How many ICE interior arrests and removals occurred year-by-year from 2017 through 2024 according to ICE and TRAC data?
Executive summary
ICE’s public dashboards and TRAC’s FOIA-derived databases both offer partial—but not identical—counts of arrests and removals; the records show large swings across years and a sharp shift in FY2024 toward removals that began at the border rather than interior administrative arrests (ICE reports ERO removed 271,484 people in FY2024, of whom 47,732 were originally arrested in the interior) [1] [2]. A fully reconciled, year‑by‑year table of “ICE interior arrests and removals” for 2017–2024 is not directly present in the provided sources; the evidence here gives key annual anchors and method caveats from ICE, TRAC and GAO [3] [2] [4].
1. What the agencies report: ICE’s dashboards and the FY2024 snapshot
ICE’s new ERO enforcement dashboards, updated through December 31, 2024, present quarterly and fiscal‑year tallies of arrests and removals and explicitly separate removals that originated from CBP/border encounters from those originating from interior ICE arrests, with ICE reporting 271,484 ERO removals in FY2024 and specifying that 47,732 of those removals were of people initially arrested by ICE in the interior while the remaining roughly 223,752 were first encountered by CBP at the border and ports [2] [1].
2. TRAC’s record-by-record approach and what it provides
TRAC’s Deportation Data is built from case‑level ICE records obtained through FOIA and litigation and allows analysts to classify each removal by where the arrest occurred (border vs. interior) as well as criminal history details; TRAC documents that its data underpins detailed year and case‑level counts and it compiles arrest time series going back in detail to October 2018 for book‑ins following ICE arrests [3] [5]. TRAC reports and tools therefore can produce the interior vs. border breakdown year by year, but a consolidated year‑by‑year table for 2017–2024 is not directly present in the excerpts provided here [3] [5].
3. Key year anchors from the available reporting (what can be stated with confidence)
Two authoritative anchors appear in the sources: the Government Accountability Office reports removals fell from 276,122 in 2019 to 81,547 in 2022 (a multi‑year decline that the GAO highlights) [4], and ICE’s FY2024 ERO totals (271,484 removals; 47,732 interior‑origin) show a rebound and a redistribution toward border‑origin removals in that year [4] [1]. ICE also reported that in the third quarter of FY2024 it removed nearly 68,000 individuals, illustrating the quarterly cadence behind the annual totals [6].

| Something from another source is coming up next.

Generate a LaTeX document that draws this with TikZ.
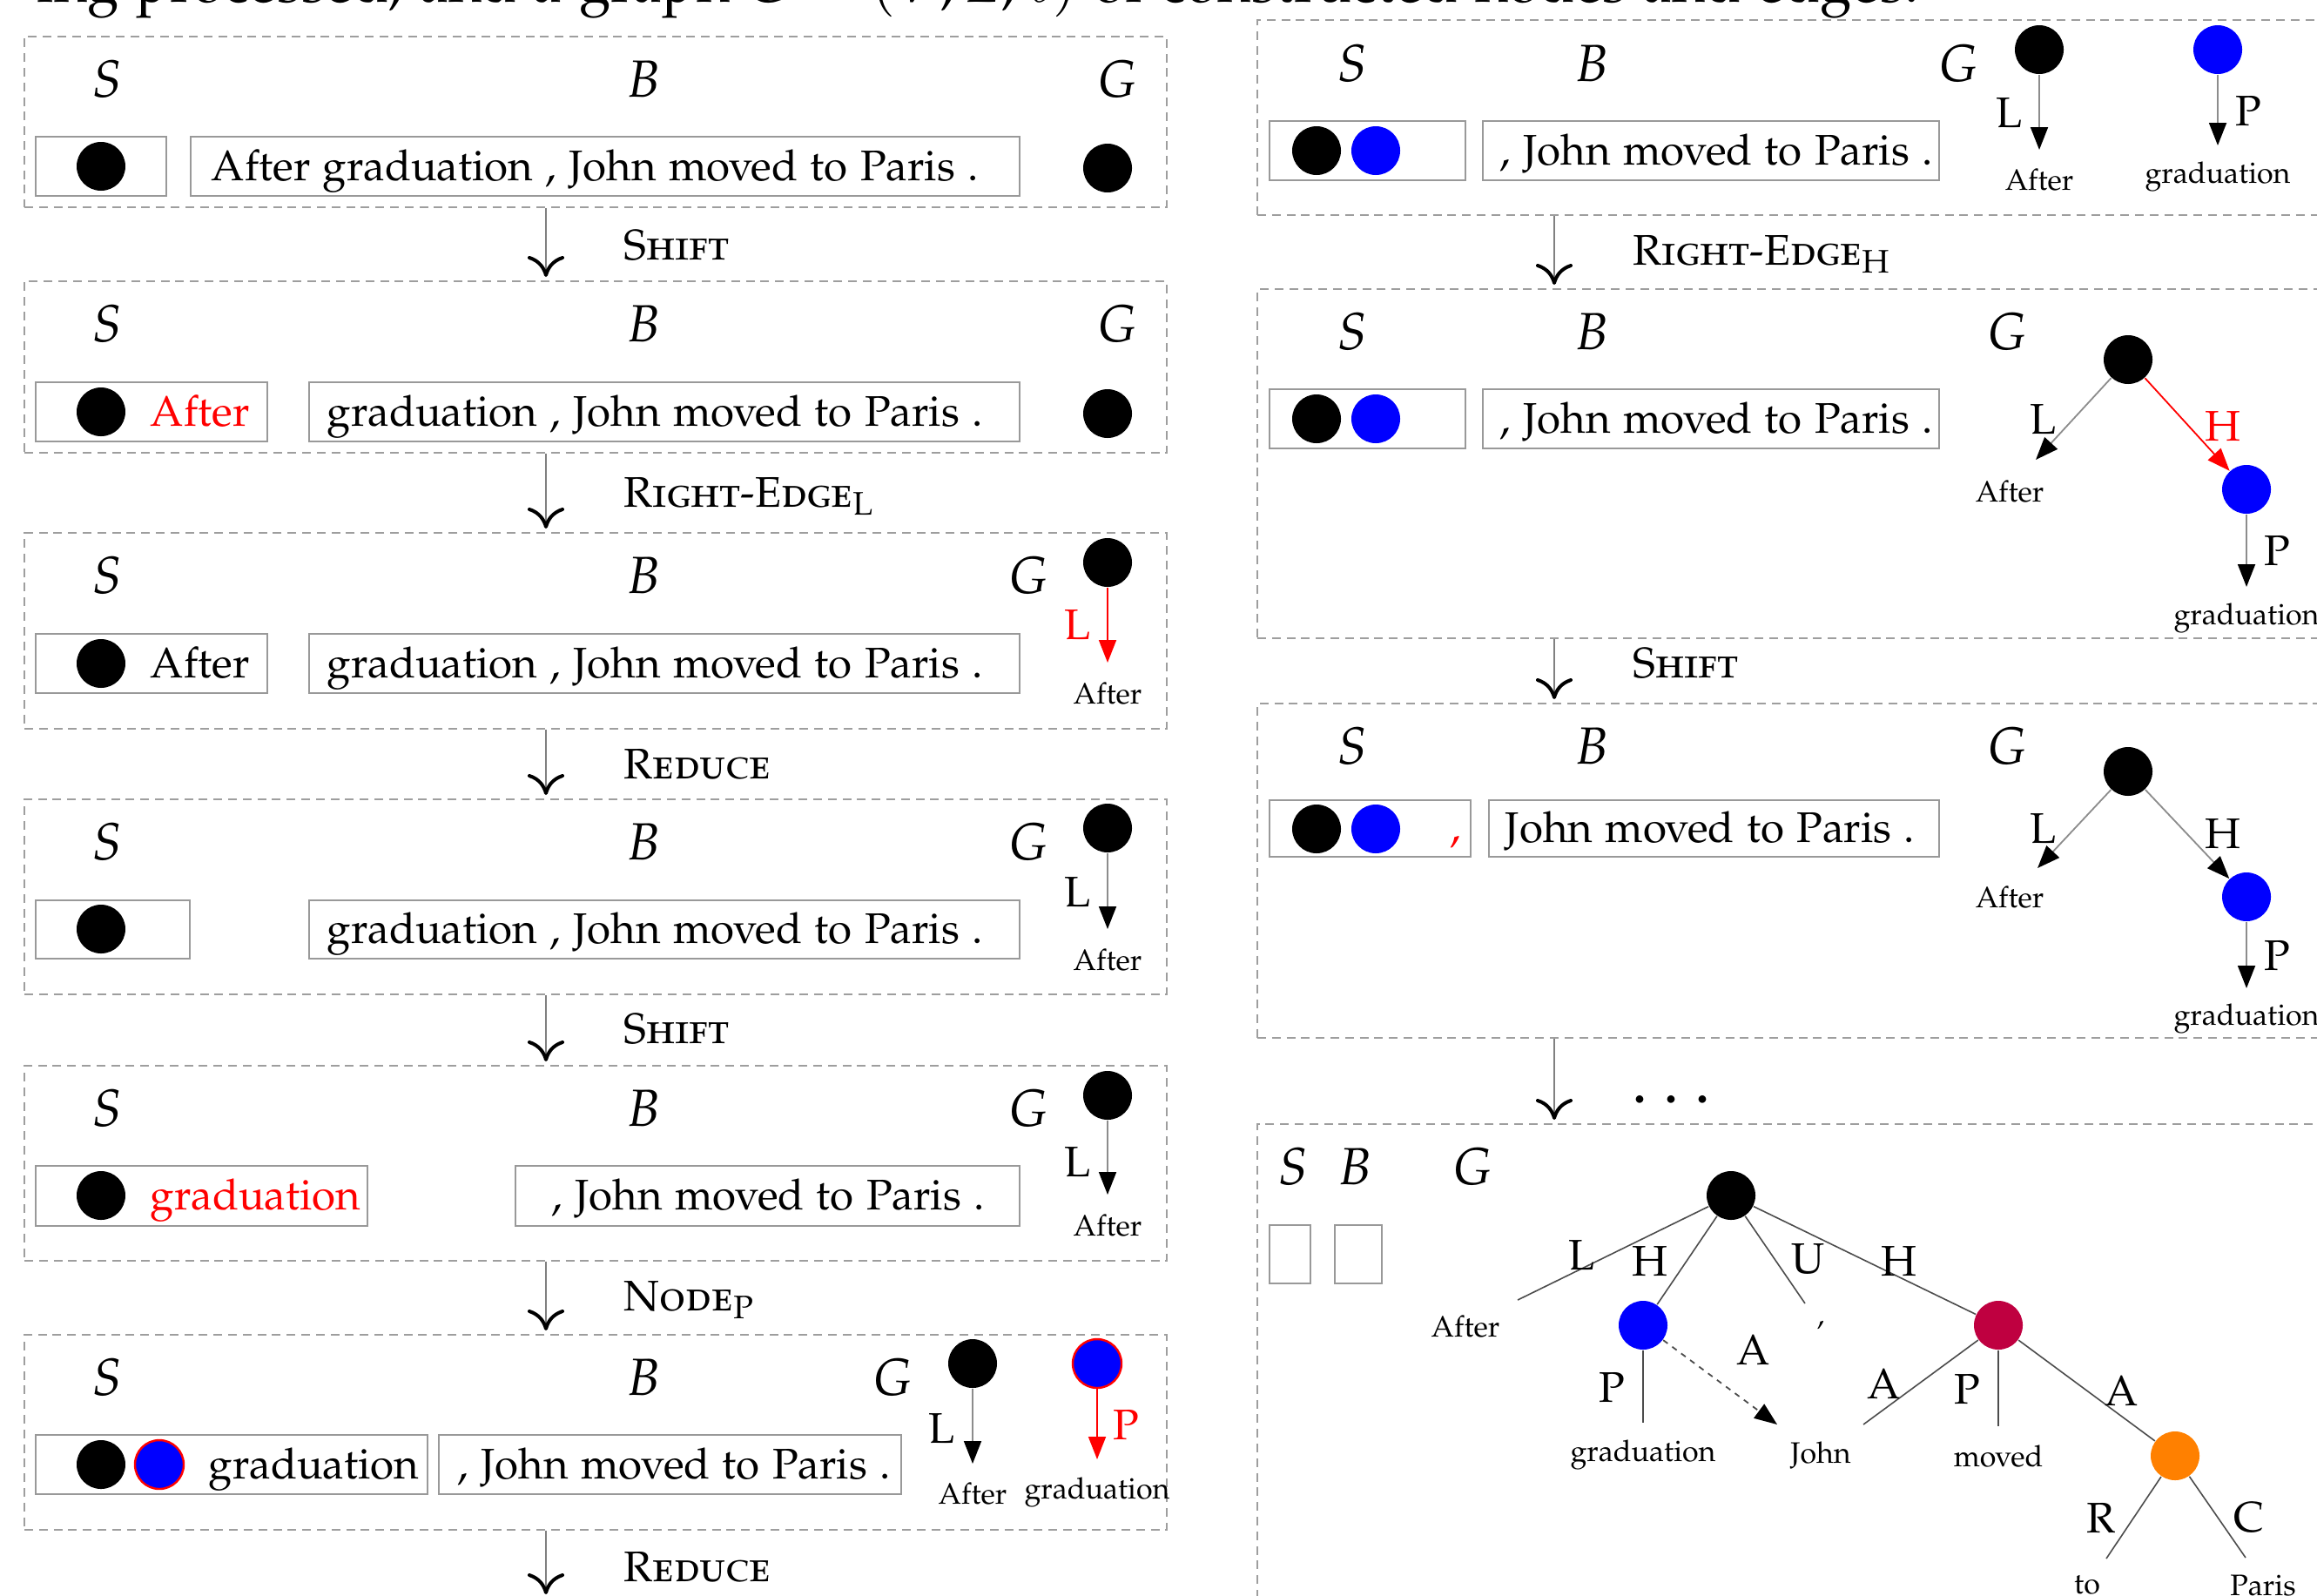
\documentclass[tikz,border=0pt]{standalone}
\usepackage[T1]{fontenc}
\usepackage[sc]{mathpazo}
\usetikzlibrary{arrows.meta,fit}

\tikzset{
  panel/.style={draw=black!38, line width=0.5pt, dash pattern=on 2.5pt off 1.7pt, inner sep=0pt},
  tbox/.style={draw=black!40, line width=0.55pt, inner sep=0pt},
  dot/.style={circle, fill=black, minimum size=14pt, inner sep=0pt},
  bluedot/.style={dot, fill=blue},
  word/.style={font=\fontsize{12.3}{14}\selectfont, inner sep=0pt},
  smallword/.style={font=\fontsize{8.5}{10}\selectfont, inner sep=0pt},
  sbg/.style={font=\fontsize{15}{18}\selectfont, inner sep=0pt, anchor=base},
  act/.style={font=\fontsize{12.3}{14}\selectfont, inner sep=0pt, anchor=base west},
  trans/.style={draw=black!50, line width=0.5pt,
    -{Computer Modern Rightarrow[length=6pt,width=10.5pt,line width=1pt,color=black]}},
  garr/.style={draw=black!45, line width=0.45pt, -{Triangle[length=6.5pt,width=5pt,color=black]}},
  rarr/.style={draw=red, line width=0.45pt, -{Triangle[length=6.5pt,width=5pt]}},
  tedge/.style={draw=black!70, line width=0.4pt},
}
\newcommand\panelbox[5]{\node[panel, fit={(#2,#3) (#4,#5)}] (#1) {};}
\newcommand\stackbox[5]{\node[tbox, fit={(#2,#3) (#4,#5)}] (#1) {};}
% buffer box: frame plus its words, left-aligned at x=#6 on a baseline 16 units below the centre
\newcommand\bufbox[7]{\node[tbox, fit={(#2,#3) (#4,#5)}] (#1) {};
  \node[word, anchor=base west] (#1t) at (#6,{(#3+#5)/2+16}) {#7};}
\newcommand\sbglabels[5]{%
  \node[sbg] (#1S) at (#2,#5) {$S$};
  \node[sbg] (#1B) at (#3,#5) {$B$};
  \node[sbg] (#1G) at (#4,#5) {$G$};}

\begin{document}
\begin{tikzpicture}[x=0.25pt,y=-0.25pt]
\useasboundingbox (0,0) rectangle (2661,1832);
\clip (0,0) rectangle (2661,1832);

% running text above the figure
\node[anchor=base west, inner sep=0pt, font=\fontsize{16.5}{20}\selectfont] (caption) at (42,2)
  {ing processed, and a graph $G=(V,E,\ell)$ of constructed nodes and edges.};

% ================= left column =================
\coordinate (lx) at (627,0);

% state 1
\panelbox{p1}{28}{42}{1340}{238}
\sbglabels{p1}{123}{739}{1283}{111}
\stackbox{p1s}{41}{157}{191}{225}
\node[dot] (p1s1) at (116,191) {};
\bufbox{p1b}{219}{157}{1171}{225}{242}{After graduation , John moved to Paris .}
\node[dot] (p1g) at (1272,193) {};

% state 2
\panelbox{p2}{28}{323}{1340}{520}
\sbglabels{p2}{123}{739}{1283}{392}
\stackbox{p2s}{41}{439}{307}{507}
\node[dot] (p2s1) at (116,473) {};
\node[word, red, anchor=base west] (p2sw) at (172,489) {After};
\bufbox{p2b}{355}{439}{1171}{507}{375}{graduation , John moved to Paris .}
\node[dot] (p2g) at (1272,475) {};

% state 3
\panelbox{p3}{28}{612}{1340}{837}
\sbglabels{p3}{123}{739}{1181}{681}
\stackbox{p3s}{41}{728}{307}{796}
\node[dot] (p3s1) at (116,762) {};
\node[word, anchor=base west] (p3sw) at (172,778) {After};
\bufbox{p3b}{355}{728}{1171}{796}{375}{graduation , John moved to Paris .}
\node[dot] (p3g) at (1272,646) {};
\coordinate (p3tip) at (1272,761);
\draw[rarr] (p3g) -- (p3tip);
\node[word, red] (p3L) at (1238,718) {L};
\node[smallword] (p3w) at (1272,797) {After};

% state 4
\panelbox{p4}{28}{918}{1340}{1142}
\sbglabels{p4}{123}{739}{1181}{987}
\stackbox{p4s}{41}{1034}{218}{1101}
\node[dot] (p4s1) at (116,1067) {};
\bufbox{p4b}{355}{1034}{1171}{1101}{375}{graduation , John moved to Paris .}
\node[dot] (p4g) at (1272,951) {};
\coordinate (p4tip) at (1272,1067);
\draw[garr] (p4g) -- (p4tip);
\node[word] (p4L) at (1238,1024) {L};
\node[smallword] (p4w) at (1272,1103) {After};

% state 5
\panelbox{p5}{28}{1224}{1340}{1448}
\sbglabels{p5}{123}{739}{1181}{1293}
\stackbox{p5s}{41}{1339}{422}{1408}
\node[dot] (p5s1) at (116,1373) {};
\node[word, red, anchor=base west] (p5sw) at (172,1389) {graduation};
\bufbox{p5b}{592}{1339}{1171}{1408}{633}{, John moved to Paris .}
\node[dot] (p5g) at (1272,1258) {};
\coordinate (p5tip) at (1272,1372);
\draw[garr] (p5g) -- (p5tip);
\node[word] (p5L) at (1238,1334) {L};
\node[smallword] (p5w) at (1272,1408) {After};

% state 6
\panelbox{p6}{28}{1533}{1340}{1757}
\sbglabels{p6}{123}{739}{1025}{1602}
\stackbox{p6s}{41}{1648}{491}{1716}
\node[dot] (p6s1) at (116,1682) {};
\node[bluedot, draw=red, line width=0.6pt] (p6s2) at (183,1682) {};
\node[word, anchor=base west] (p6sw) at (239,1698) {graduation};
\bufbox{p6b}{504}{1648}{1035}{1716}{525}{, John moved to Paris .}
\node[dot] (p6g) at (1117,1566) {};
\coordinate (p6tip) at (1117,1681);
\draw[garr] (p6g) -- (p6tip);
\node[word] (p6L) at (1082,1640) {L};
\node[smallword] (p6w) at (1117,1716) {After};
\node[bluedot, draw=red, line width=0.6pt] (p6g2) at (1260,1566) {};
\coordinate (p6tip2) at (1260,1676);
\draw[rarr] (p6g2) -- (p6tip2);
\node[word, red] (p6P) at (1293,1636) {P};
\node[smallword] (p6w2) at (1260,1714) {graduation};

% transitions
\draw[trans] (p1.south -| lx) -- ([yshift=1pt]p2.north -| lx);
\node[act] (t1) at (716,298) {\textsc{Shift}};
\draw[trans] (p2.south -| lx) -- ([yshift=1pt]p3.north -| lx);
\node[act] (t2) at (716,582) {\textsc{Right-Edge}$_{\mathrm{L}}$};
\draw[trans] (p3.south -| lx) -- ([yshift=1pt]p4.north -| lx);
\node[act] (t3) at (716,894) {\textsc{Reduce}};
\draw[trans] (p4.south -| lx) -- ([yshift=1pt]p5.north -| lx);
\node[act] (t4) at (716,1198) {\textsc{Shift}};
\draw[trans] (p5.south -| lx) -- ([yshift=1pt]p6.north -| lx);
\node[act] (t5) at (716,1505) {\textsc{Node}$_{\mathrm{P}}$};
\coordinate (a6end) at (627,1831);
\draw[trans] (p6.south -| lx) -- (a6end);
\node[act] (t6) at (716,1816) {\textsc{Reduce}};

% ================= right column =================
\coordinate (rx) at (1785,0);

% state r1
\panelbox{r1}{1444}{23}{2720}{247}
\sbglabels{r1}{1553}{1828}{2249}{93}
\stackbox{r1s}{1458}{139}{1683}{207}
\node[dot] (r1s1) at (1512,173) {};
\node[bluedot] (r1s2) at (1580,173) {};
\bufbox{r1b}{1703}{139}{2227}{207}{1722}{, John moved to Paris .}
\node[dot] (r1g) at (2342,57) {};
\coordinate (r1tip) at (2342,172);
\draw[garr] (r1g) -- (r1tip);
\node[word] (r1L) at (2307,130) {L};
\node[smallword] (r1w) at (2342,207) {After};
\node[bluedot] (r1g2) at (2547,57) {};
\coordinate (r1tip2) at (2547,167);
\draw[garr] (r1g2) -- (r1tip2);
\node[word] (r1P) at (2582,128) {P};
\node[smallword] (r1w2) at (2547,203) {graduation};

% state r2
\panelbox{r2}{1444}{332}{2720}{733}
\sbglabels{r2}{1553}{1828}{2305}{401}
\stackbox{r2s}{1458}{447}{1683}{515}
\node[dot] (r2s1) at (1512,481) {};
\node[bluedot] (r2s2) at (1580,481) {};
\bufbox{r2b}{1703}{447}{2227}{515}{1722}{, John moved to Paris .}
\node[dot] (r2g) at (2444,413) {};
\coordinate (r2tipL) at (2338,528);
\draw[garr] (r2g) -- (r2tipL);
\node[word] (r2L) at (2346,482) {L};
\node[smallword] (r2w) at (2308,565) {After};
\node[bluedot] (r2g2) at (2580,562) {};
\draw[rarr] (r2g) -- (r2g2);
\node[word, red] (r2H) at (2553,490) {H};
\coordinate (r2tipP) at (2580,674);
\draw[garr] (r2g2) -- (r2tipP);
\node[word] (r2P) at (2615,633) {P};
\node[smallword] (r2w2) at (2580,710) {graduation};

% state r3
\panelbox{r3}{1444}{808}{2720}{1192}
\sbglabels{r3}{1553}{1828}{2305}{877}
\stackbox{r3s}{1458}{919}{1689}{984}
\node[dot] (r3s1) at (1512,952) {};
\node[bluedot] (r3s2) at (1580,952) {};
\node[word, red, anchor=base] (r3sw) at (1672,966) {,};
\bufbox{r3b}{1710}{919}{2227}{984}{1728}{John moved to Paris .}
\node[dot] (r3g) at (2444,886) {};
\coordinate (r3tipL) at (2340,997);
\draw[garr] (r3g) -- (r3tipL);
\node[word] (r3L) at (2346,952) {L};
\node[smallword] (r3w) at (2308,1031) {After};
\node[bluedot] (r3g2) at (2580,1030) {};
\draw[garr] (r3g) -- (r3g2);
\node[word] (r3H) at (2553,958) {H};
\coordinate (r3tipP) at (2580,1135);
\draw[garr] (r3g2) -- (r3tipP);
\node[word] (r3P) at (2615,1097) {P};
\node[smallword] (r3w2) at (2580,1170) {graduation};

% final state r4
\panelbox{r4}{1444}{1291}{2720}{1900}
\sbglabels{r4}{1485}{1556}{1691}{1360}
\stackbox{r4s}{1458}{1407}{1505}{1474}
\stackbox{r4b}{1533}{1407}{1587}{1474}

\node[dot] (n0) at (1988,1373) {};
\node[bluedot] (n1) at (1887,1522) {};
\node[dot, fill=purple] (n2) at (2295,1522) {};
\node[dot, fill=orange] (n3) at (2498,1672) {};

\coordinate (eAfter) at (1743,1493);
\coordinate (eComma) at (2073,1497);
\coordinate (eGrad) at (1887,1634);
\coordinate (eJohn) at (2041,1636);
\coordinate (eJohnA) at (2140,1636);
\coordinate (eMoved) at (2295,1638);
\coordinate (eTo) at (2419,1790);
\coordinate (eParis) at (2579,1789);

\draw[tedge] (n0) -- (eAfter);
\draw[tedge] (n0) -- (n1);
\draw[tedge] (n0) -- (eComma);
\draw[tedge] (n0) -- (n2);
\draw[tedge] (n1) -- (eGrad);
\draw[garr, draw=black!70, dash pattern=on 1.6pt off 1.6pt] (n1) -- (eJohn);
\draw[tedge] (n2) -- (eJohnA);
\draw[tedge] (n2) -- (eMoved);
\draw[tedge] (n2) -- (n3);
\draw[tedge] (n3) -- (eTo);
\draw[tedge] (n3) -- (eParis);

\node[word] (lL) at (1816,1441) {L};
\node[word] (lH1) at (1895,1448) {H};
\node[word] (lU) at (2077,1446) {U};
\node[word] (lH2) at (2181,1448) {H};
\node[word] (lP1) at (1851,1593) {P};
\node[word] (lA1) at (2014,1550) {A};
\node[word] (lA2) at (2164,1589) {A};
\node[word] (lP2) at (2259,1595) {P};
\node[word] (lA3) at (2437,1597) {A};
\node[word] (lR) at (2413,1743) {R};
\node[word] (lC) at (2583,1743) {C};

\node[smallword] (wAfter) at (1683,1524) {After};
\node[smallword] (wComma) at (2091,1522) {,};
\node[smallword] (wGrad) at (1887,1671) {graduation};
\node[smallword] (wJohn) at (2091,1671) {John};
\node[smallword] (wMoved) at (2295,1673) {moved};
\node[smallword] (wTo) at (2397,1821) {to};
\node[smallword] (wParis) at (2599,1821) {Paris};

% transitions
\draw[trans] (r1.south -| rx) -- ([yshift=1pt]r2.north -| rx);
\node[act] (rt1) at (1875,304) {\textsc{Right-Edge}$_{\mathrm{H}}$};
\draw[trans] (r2.south -| rx) -- ([yshift=1pt]r3.north -| rx);
\node[act] (rt2) at (1875,778) {\textsc{Shift}};
\draw[trans] (r3.south -| rx) -- ([yshift=1pt]r4.north -| rx);
\node[act, font=\fontsize{14}{16}\bfseries] (rt3) at (1876,1266) {.\kern5.5pt.\kern5.5pt.};
\end{tikzpicture}
\end{document}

4. Arrests (book‑ins) versus removals — why simple comparisons mislead
TRAC emphasizes that ICE’s public “arrests” and “book‑ins” are tracked differently and that removals are reported as cumulative fiscal‑year totals, while arrests/book‑ins are reported monthly; TRAC’s summary notes an average of 759 noncitizens per day were booked into ICE custody during FY2024, a figure used to compare enforcement intensity across administrations [5] [7]. The GAO also found ICE’s public reporting understates detention totals and recommended strengthening reporting practices, a methodological caveat that complicates direct year‑to‑year comparisons [4].
5. Why a precise 2017–2024 interior arrests/removals table cannot be produced from these excerpts
The available sources establish data availability and provide select annual totals (e.g., 2019 and 2022 from GAO; FY2024 ERO totals and interior‑origin removals from ICE; TRAC’s underlying dataset and time series reach back to late 2018) but do not include a ready, consolidated year‑by‑year numeric table of interior arrests and interior removals for each calendar or fiscal year 2017–2024 in the provided snippets [4] [1] [3] [5]. Creating the exact 2017–2024 series therefore requires querying ICE’s ERO dashboard and TRAC’s removal database directly to extract and reconcile interior‑origin arrest and removal tallies [2] [3].
6. How to get the full table and reconcile differences
To assemble the requested year‑by‑year series, use ICE’s Enforcement and Removal Operations statistics dashboard (covers through Dec. 31, 2024) for ERO totals and quarterly detail and use TRAC’s case‑level removal database (Deportation Data) to extract removals classified as “interior” for each fiscal year; reconcile differences by noting ICE’s reporting conventions, TRAC’s FOIA‑based case linkage, and GAO caveats about undercounted detentions [2] [3] [4].